#### What you should do:
Give again only the lines running from the one with "Rebuild this chart" through the one with "return 1 - y", inclusive. Omit every picture.

- - - -

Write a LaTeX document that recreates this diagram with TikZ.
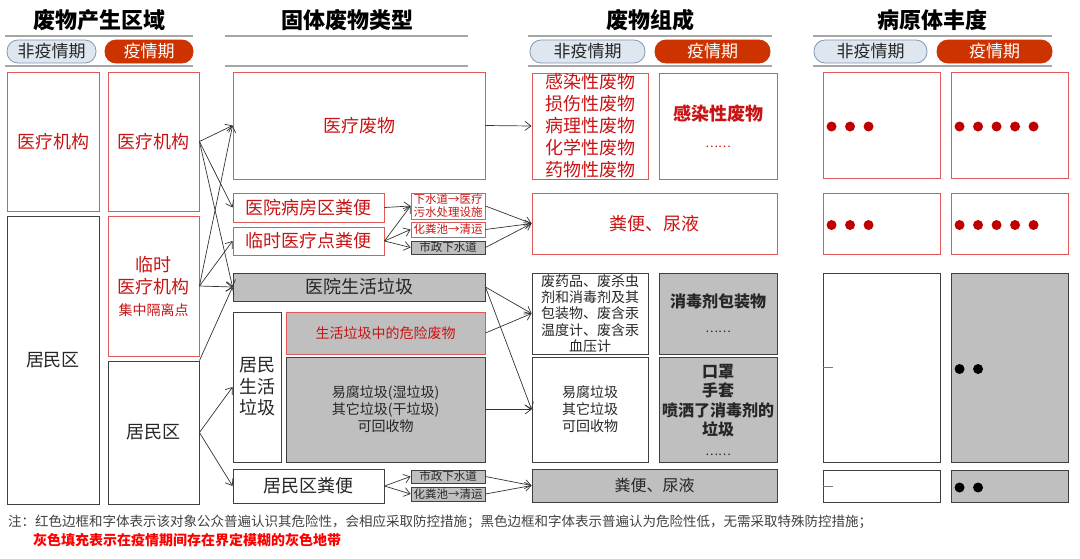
\documentclass[tikz,border=0pt]{standalone}
\usepackage{fontspec}
\setmainfont{Noto Sans CJK SC}
\usetikzlibrary{arrows.meta}
\definecolor{redln}{RGB}{222,90,90}
\definecolor{redtx}{RGB}{200,20,20}
\definecolor{dotred}{RGB}{192,0,0}
\definecolor{grayfill}{RGB}{191,191,191}
\definecolor{blkln}{RGB}{64,64,64}
\definecolor{pillbl}{RGB}{222,230,240}
\definecolor{pillbd}{RGB}{132,151,176}
\definecolor{pillrd}{RGB}{204,51,0}
\definecolor{hdln}{RGB}{166,166,166}
\newcommand{\fs}[2]{\fontsize{#1}{#2}\selectfont}
\begin{document}
\begin{tikzpicture}[x=1pt, y=-1pt]
  \tikzset{
    box/.style={draw, line width=0.9pt, inner sep=0pt, align=center},
    redbox/.style={box, draw=redln, text=redtx},
    blkbox/.style={box, draw=blkln, text=black!85},
    graybox/.style={blkbox, fill=grayfill},
    pill/.style={draw=pillbd, fill=pillbl, line width=0.8pt, rounded corners=11pt,
      minimum height=23pt, inner sep=0pt, font=\fs{17}{20}, text=black!85},
    pillred/.style={pill, draw=pillrd, fill=pillrd, text=white},
    hline/.style={draw=hdln, line width=1.2pt},
    head/.style={font=\fs{22}{24}\bfseries},
    arr/.style={draw=black!80, line width=0.7pt, -{Straight Barb[length=6pt,width=9pt]}}
  }
  \useasboundingbox (0,0) rectangle (1080,558);
  % headers
  \node[head] (h1) at (100,20) {废物产生区域};
  \node[head] (h2) at (347,20) {固体废物类型};
  \node[head] (h3) at (650,20) {废物组成};
  \node[head] (h4) at (932,20) {病原体丰度};
  \foreach \a/\b in {5/193, 225/468, 528/772, 813/1052} {
    \draw[hline] (\a,36) -- (\b,36);
    \draw[hline] (\a,66) -- (\b,66);
  }
  \node[pill, minimum width=89pt] (pa1) at (51.5,51.5) {非疫情期};
  \node[pillred, minimum width=88pt] (pb1) at (149,51.5) {疫情期};
  \node[pill, minimum width=115pt] (pa3) at (587.5,51.5) {非疫情期};
  \node[pillred, minimum width=115pt] (pb3) at (712.5,51.5) {疫情期};
  \node[pill, minimum width=113pt] (pa4) at (870.5,51.5) {非疫情期};
  \node[pillred, minimum width=115pt] (pb4) at (994.5,51.5) {疫情期};

  % source areas
  \node[redbox, minimum width=92pt, minimum height=139pt, font=\fs{18}{22}] (s1med) at (53,141.5) {医疗机构};
  \node[blkbox, minimum width=92pt, minimum height=288pt, font=\fs{18}{22}] (s1res) at (53,360) {居民区};
  \node[redbox, minimum width=91pt, minimum height=139pt, font=\fs{18}{22}] (s2med) at (153.5,141.5) {医疗机构};
  \node[redbox, minimum width=91pt, minimum height=140pt, font=\fs{18}{22}] (s2tmp) at (153.5,286)
    {临时\\医疗机构\\{\fs{14}{18}集中隔离点}};
  \node[blkbox, minimum width=91pt, minimum height=143pt, font=\fs{18}{22}] (s2res) at (153.5,432.5) {居民区};

  % waste types
  \node[redbox, minimum width=252pt, minimum height=107pt, font=\fs{18}{22}] (tmed) at (359,125.5) {医疗废物};
  \node[redbox, minimum width=151pt, minimum height=29pt, font=\fs{18}{22}] (tward) at (308.5,207.5) {医院病房区粪便};
  \node[redbox, minimum width=151pt, minimum height=28pt, font=\fs{18}{22}] (tclin) at (308.5,241) {临时医疗点粪便};
  \node[redbox, minimum width=74pt, minimum height=26pt, font=\fs{11.5}{13}] (psewer) at (448,206) {下水道→医疗\\污水处理设施};
  \node[redbox, minimum width=74pt, minimum height=15pt, font=\fs{11.5}{13}] (psep) at (448,229.5) {化粪池→清运};
  \node[graybox, minimum width=74pt, minimum height=13pt, font=\fs{11.5}{13}] (pmun) at (448,247.5) {市政下水道};
  \node[graybox, minimum width=252pt, minimum height=28pt, font=\fs{18}{22}] (thosp) at (359,287) {医院生活垃圾};
  \node[blkbox, minimum width=48pt, minimum height=150pt, font=\fs{18}{21.5}] (tres) at (257,387) {居民\\生活\\垃圾};
  \node[graybox, draw=redln, text=redtx, minimum width=199pt, minimum height=42pt, font=\fs{14}{17}] (thaz) at (385.5,333) {生活垃圾中的危险废物};
  \node[graybox, minimum width=199pt, minimum height=105pt, font=\fs{14}{17}] (tgen) at (385.5,409.5)
    {易腐垃圾(湿垃圾)\\其它垃圾(干垃圾)\\可回收物};
  \node[blkbox, minimum width=151pt, minimum height=34pt, font=\fs{18}{22}] (tfec) at (308.5,486) {居民区粪便};
  \node[graybox, minimum width=74pt, minimum height=13pt, font=\fs{11.5}{13}] (rmun) at (448,476.5) {市政下水道};
  \node[graybox, minimum width=74pt, minimum height=14pt, font=\fs{11.5}{13}] (rsep) at (448,494) {化粪池→清运};

  % composition
  \node[redbox, minimum width=116pt, minimum height=106pt, font=\fs{18}{22}] (cmedA) at (590,126)
    {感染性废物\\损伤性废物\\病理性废物\\化学性废物\\药物性废物};
  \node[redbox, minimum width=118pt, minimum height=106pt, font=\fs{18}{27}\bfseries] (cmedB) at (718,126)
    {感染性废物\\{\fs{12}{14}\mdseries ……}};
  \node[redbox, minimum width=245pt, minimum height=61pt, font=\fs{18}{22}] (cfec) at (654.5,223.5) {粪便、尿液};
  \node[blkbox, minimum width=116pt, minimum height=81pt, font=\fs{14}{16.3}] (chospA) at (590,313.5)
    {废药品、废杀虫\\剂和消毒剂及其\\包装物、废含汞\\温度计、废含汞\\血压计};
  \node[graybox, minimum width=118pt, minimum height=81pt, font=\fs{16}{25}\bfseries] (chospB) at (718,313.5)
    {消毒剂包装物\\{\fs{12}{14}\mdseries ……}};
  \node[blkbox, minimum width=116pt, minimum height=105pt, font=\fs{14}{17}] (cgenA) at (590,409.5)
    {易腐垃圾\\其它垃圾\\可回收物};
  \node[graybox, minimum width=118pt, minimum height=105pt, font=\fs{16}{19.5}\bfseries] (cgenB) at (718,409.5)
    {口罩\\手套\\喷洒了消毒剂的\\垃圾\\{\fs{12}{22}\mdseries ……}};
  \node[graybox, minimum width=245pt, minimum height=33pt, font=\fs{16}{20}] (cres) at (654.5,485.5) {粪便、尿液};

  % pathogen abundance
  \node[redbox, minimum width=117pt, minimum height=106pt] (q1a) at (881.5,125) {};
  \node[redbox, minimum width=117pt, minimum height=106pt] (q1b) at (1009.5,125) {};
  \node[redbox, minimum width=117pt, minimum height=61pt] (q2a) at (881.5,223.5) {};
  \node[redbox, minimum width=117pt, minimum height=61pt] (q2b) at (1009.5,223.5) {};
  \node[blkbox, minimum width=117pt, minimum height=189pt] (q3a) at (881.5,367.5) {};
  \node[graybox, minimum width=117pt, minimum height=189pt] (q3b) at (1009.5,367.5) {};
  \node[blkbox, minimum width=117pt, minimum height=32pt] (q4a) at (881.5,486) {};
  \node[graybox, minimum width=117pt, minimum height=32pt] (q4b) at (1009.5,486) {};
  \foreach \n/\k/\c in {q1a/2/dotred, q1b/4/dotred, q2a/2/dotred, q2b/4/dotred, q3b/1/black, q4b/1/black}
    \foreach \i in {0,...,\k}
      \fill[\c] ([shift={(9+18.5*\i,1.5)}]\n.west) circle (5);
  \draw[blkln!70, line width=1pt] (q3a.west) -- ++(10,0);
  \draw[blkln!70, line width=1pt] (q4a.west) -- ++(10,0);

  % connectors
  \foreach \t in {tmed, tward, thosp} \draw[arr] (s2med.east) -- (\t.west);
  \foreach \t in {tmed, tclin, thosp} \draw[arr] (s2tmp.east) -- (\t.west);
  \draw[arr] (s2res.north east) -- (thosp.west);
  \foreach \t in {tres, tfec} \draw[arr] (s2res.east) -- (\t.west);
  \draw[arr] (tward.east) -- (psewer.west);
  \foreach \t in {psewer, psep, pmun} \draw[arr] (tclin.east) -- (\t.west);
  \foreach \s in {psewer, psep, pmun} \draw[arr] (\s.east) -- (cfec.west);
  \draw[arr] (tmed.east) -- (cmedA.west);
  \draw[arr] (thosp.east) -- (chospA.west);
  \draw[arr] (thosp.east) -- (cgenA.west);
  \draw[arr] (thaz.east) -- (chospA.west);
  \draw[arr] (tgen.east) -- (cgenA.west);
  \foreach \t in {rmun, rsep} \draw[arr] (tfec.east) -- (\t.west);
  \foreach \s in {rmun, rsep} \draw[arr] (\s.east) -- (cres.west);

  % note
  \node[anchor=west, font=\fs{13.5}{16}, text=black!75, inner sep=0pt] (note1) at (8,522)
    {注：红色边框和字体表示该对象公众普遍认识其危险性，会相应采取防控措施；黑色边框和字体表示普遍认为危险性低，无需采取特殊防控措施；};
  \node[anchor=west, font=\fs{14}{16}\bfseries, text=red, inner sep=0pt] (note2) at (33,540)
    {灰色填充表示在疫情期间存在界定模糊的灰色地带};
\end{tikzpicture}
\end{document}
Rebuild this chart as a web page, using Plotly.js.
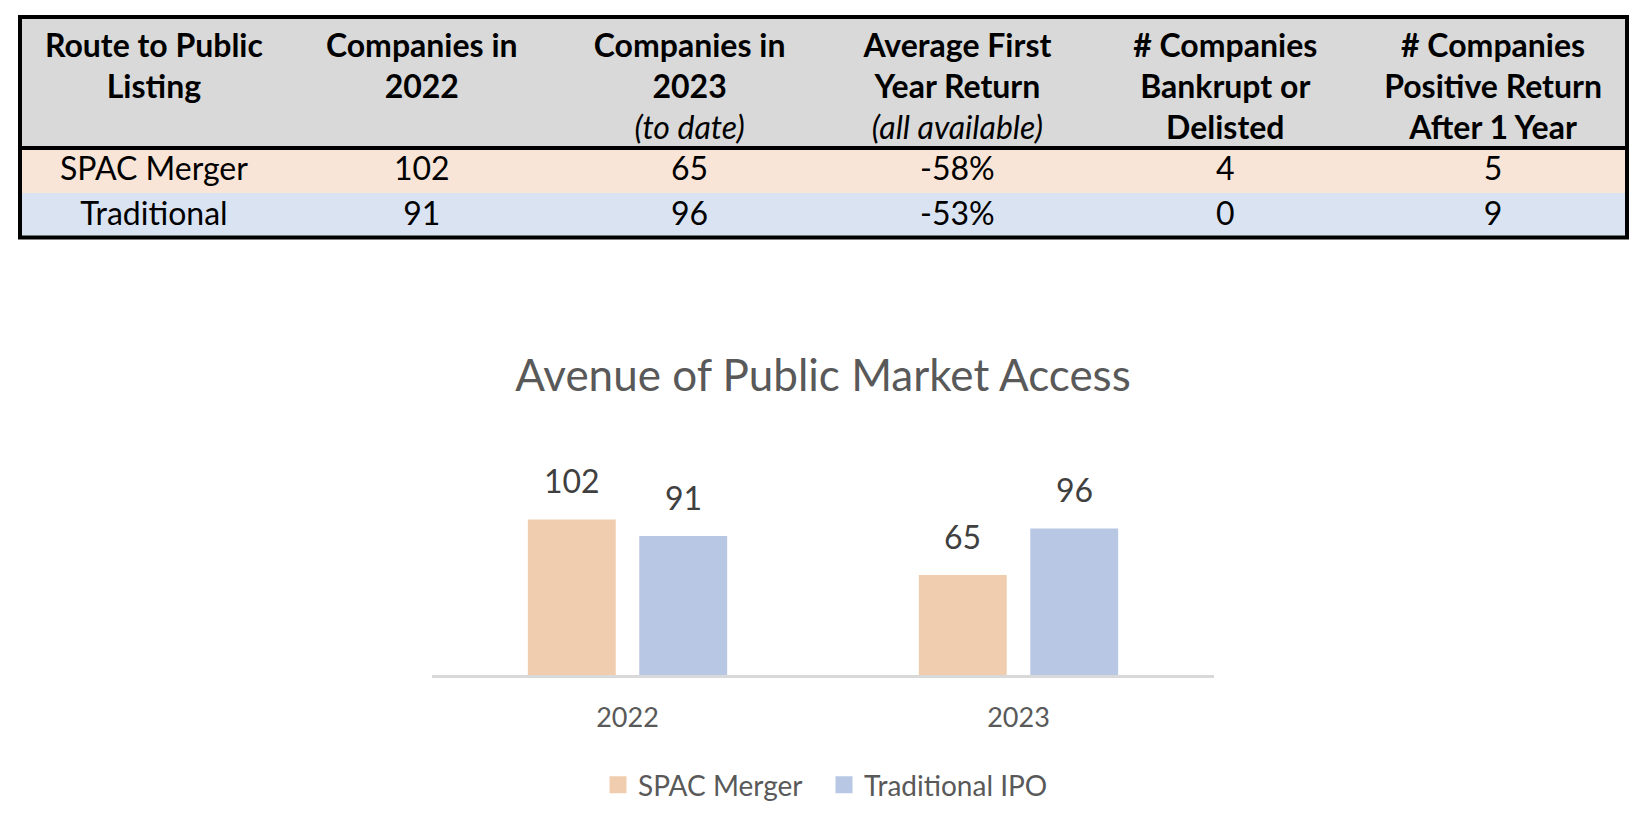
<!DOCTYPE html>
<html>
<head>
<meta charset="utf-8">
<script src="https://cdn.plot.ly/plotly-3.0.1.min.js"></script>
<style>
  html, body { margin: 0; padding: 0; background: #ffffff; }
  .layer { position: absolute; left: 0; top: 0; width: 1646px; height: 818px; }
</style>
</head>
<body>
<div id="tableDiv" class="layer"></div>
<div id="chartDiv" class="layer"></div>
<script>
// ---------- Table data ----------
var headerLine1 = ['Route to Public', 'Companies in', 'Companies in', 'Average First', '# Companies', '# Companies'];
var headerLine2 = ['Listing', '2022', '2023', 'Year Return', 'Bankrupt or', 'Positive Return'];
var headerLine3 = ['', '', '(to date)', '(all available)', 'Delisted', 'After 1 Year'];
var headerLine3Italic = [false, false, true, true, false, false];

var routes = ['SPAC Merger', 'Traditional'];
var companies2022 = [102, 91];
var companies2023 = [65, 96];
var avgFirstYearReturn = ['-58%', '-53%'];
var bankruptOrDelisted = [4, 0];
var positiveAfter1Year = [5, 9];

// ---------- Chart data ----------
var years = ['2022', '2023'];
var spacMerger = [102, 65];
var traditionalIPO = [91, 96];

// ---------- Styles ----------
var W = 1646, H = 818;
var FONT = 'Lato, "Open Sans", sans-serif';
var headerGray = '#D9D9D9';
var rowColors = ['#F8E5D7', '#DAE3F1'];
var spacColor = '#F1CDB0';
var tradColor = '#B8C7E4';

function px(x) { return x / W; }
function py(y) { return 1 - y / H; }

// ---------- Table ----------
var headerValues = headerLine1.map(function (t, i) {
  return [t, headerLine2[i], headerLine3[i]];
});
var headerWeight = headerLine3Italic.map(function (it) {
  return ['bold', 'bold', it ? 'normal' : 'bold'];
});
var headerStyle = headerLine3Italic.map(function (it) {
  return ['normal', 'normal', it ? 'italic' : 'normal'];
});
var tableCols = [routes, companies2022, companies2023, avgFirstYearReturn, bankruptOrDelisted, positiveAfter1Year];
var cellFill = tableCols.map(function () { return rowColors.slice(); });

var tableTrace = {
  type: 'table',
  domain: { x: [px(20), px(1627)], y: [py(238), py(25)] },
  columnwidth: [1, 1, 1, 1, 1, 1],
  header: {
    values: headerValues,
    align: 'center',
    height: 41,
    fill: { color: headerGray },
    line: { color: headerGray, width: 1 },
    font: { family: FONT, size: 32, color: '#000000', weight: headerWeight, style: headerStyle }
  },
  cells: {
    values: tableCols,
    align: 'center',
    height: 45,
    fill: { color: cellFill },
    line: { color: cellFill, width: 1 },
    font: { family: FONT, size: 32, color: '#000000' }
  }
};

var tableLayout = {
  width: W, height: H,
  margin: { l: 0, r: 0, t: 0, b: 0 },
  paper_bgcolor: '#ffffff',
  shapes: [
    { type: 'rect', xref: 'paper', yref: 'paper', layer: 'below',
      x0: px(20), x1: px(1627), y0: py(26), y1: py(17),
      line: { width: 0 }, fillcolor: headerGray },
    { type: 'rect', xref: 'paper', yref: 'paper',
      x0: px(20), x1: px(1627), y0: py(237.5), y1: py(17),
      line: { color: '#000000', width: 4 }, fillcolor: 'rgba(0,0,0,0)' },
    { type: 'line', xref: 'paper', yref: 'paper',
      x0: px(20), x1: px(1627), y0: py(148), y1: py(148),
      line: { color: '#000000', width: 4 } }
  ]
};

Plotly.newPlot('tableDiv', [tableTrace], tableLayout, { displayModeBar: false, staticPlot: true });

// ---------- Bar chart ----------
// an outline in the fill colour enlarges the legend swatch to match the reference
var spacTrace = {
  type: 'bar', name: 'SPAC Merger', x: years, y: spacMerger,
  marker: { color: spacColor, line: { color: spacColor, width: 5 } }
};
var tradTrace = {
  type: 'bar', name: 'Traditional IPO', x: years, y: traditionalIPO,
  marker: { color: tradColor, line: { color: tradColor, width: 5 } }
};

// value labels: x given as category index so the category axis maps them
var annotations = [];
[[spacMerger, -55.75], [traditionalIPO, 55.75]].forEach(function (s) {
  s[0].forEach(function (v, j) {
    annotations.push({
      x: j, y: v, xref: 'x', yref: 'y',
      text: String(v), showarrow: false,
      xshift: s[1], yshift: 20, yanchor: 'bottom', xanchor: 'center',
      font: { family: FONT, size: 32, color: '#404040' }
    });
  });
});

var chartLayout = {
  width: W, height: H,
  margin: { l: 0, r: 0, t: 0, b: 0 },
  paper_bgcolor: 'rgba(0,0,0,0)', plot_bgcolor: 'rgba(0,0,0,0)',
  showlegend: true,
  title: {
    text: 'Avenue of Public Market Access',
    x: 0.5, xref: 'paper', xanchor: 'center',
    y: py(376), yref: 'paper', yanchor: 'middle',
    font: { family: FONT, size: 44, color: '#595959' }
  },
  barmode: 'group',
  bargap: 0.43,
  bargroupgap: 0.256,
  xaxis: {
    domain: [px(432), px(1214)],
    type: 'category',
    range: [-0.5, 1.5], autorange: false,
    showline: true, linecolor: '#D9D9D9', linewidth: 3,
    showgrid: false, zeroline: false, ticks: '',
    ticklabelstandoff: 17,
    tickfont: { family: FONT, size: 27, color: '#595959' },
    fixedrange: true
  },
  yaxis: {
    domain: [py(675), py(495)],
    range: [0, 120], autorange: false,
    visible: false, showgrid: false, zeroline: false,
    fixedrange: true
  },
  legend: {
    orientation: 'h', x: px(598), xanchor: 'left',
    y: py(785), yanchor: 'middle',
    entrywidth: 181,
    font: { family: FONT, size: 28, color: '#595959' },
    bgcolor: 'rgba(0,0,0,0)'
  },
  annotations: annotations
};

Plotly.newPlot('chartDiv', [spacTrace, tradTrace], chartLayout, { displayModeBar: false, staticPlot: true });
</script>
</body>
</html>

- - - -

#### Full response:
Rebuild this chart as a web page, using Plotly.js.
<!DOCTYPE html>
<html>
<head>
<meta charset="utf-8">
<script src="https://cdn.plot.ly/plotly-3.0.1.min.js"></script>
<style>
  html, body { margin: 0; padding: 0; background: #ffffff; }
  .layer { position: absolute; left: 0; top: 0; width: 1646px; height: 818px; }
</style>
</head>
<body>
<div id="tableDiv" class="layer"></div>
<div id="chartDiv" class="layer"></div>
<script>
// ---------- Table data ----------
var headerLine1 = ['Route to Public', 'Companies in', 'Companies in', 'Average First', '# Companies', '# Companies'];
var headerLine2 = ['Listing', '2022', '2023', 'Year Return', 'Bankrupt or', 'Positive Return'];
var headerLine3 = ['', '', '(to date)', '(all available)', 'Delisted', 'After 1 Year'];
var headerLine3Italic = [false, false, true, true, false, false];

var routes = ['SPAC Merger', 'Traditional'];
var companies2022 = [102, 91];
var companies2023 = [65, 96];
var avgFirstYearReturn = ['-58%', '-53%'];
var bankruptOrDelisted = [4, 0];
var positiveAfter1Year = [5, 9];

// ---------- Chart data ----------
var years = ['2022', '2023'];
var spacMerger = [102, 65];
var traditionalIPO = [91, 96];

// ---------- Styles ----------
var W = 1646, H = 818;
var FONT = 'Lato, "Open Sans", sans-serif';
var headerGray = '#D9D9D9';
var rowColors = ['#F8E5D7', '#DAE3F1'];
var spacColor = '#F1CDB0';
var tradColor = '#B8C7E4';

function px(x) { return x / W; }
function py(y) { return 1 - y / H; }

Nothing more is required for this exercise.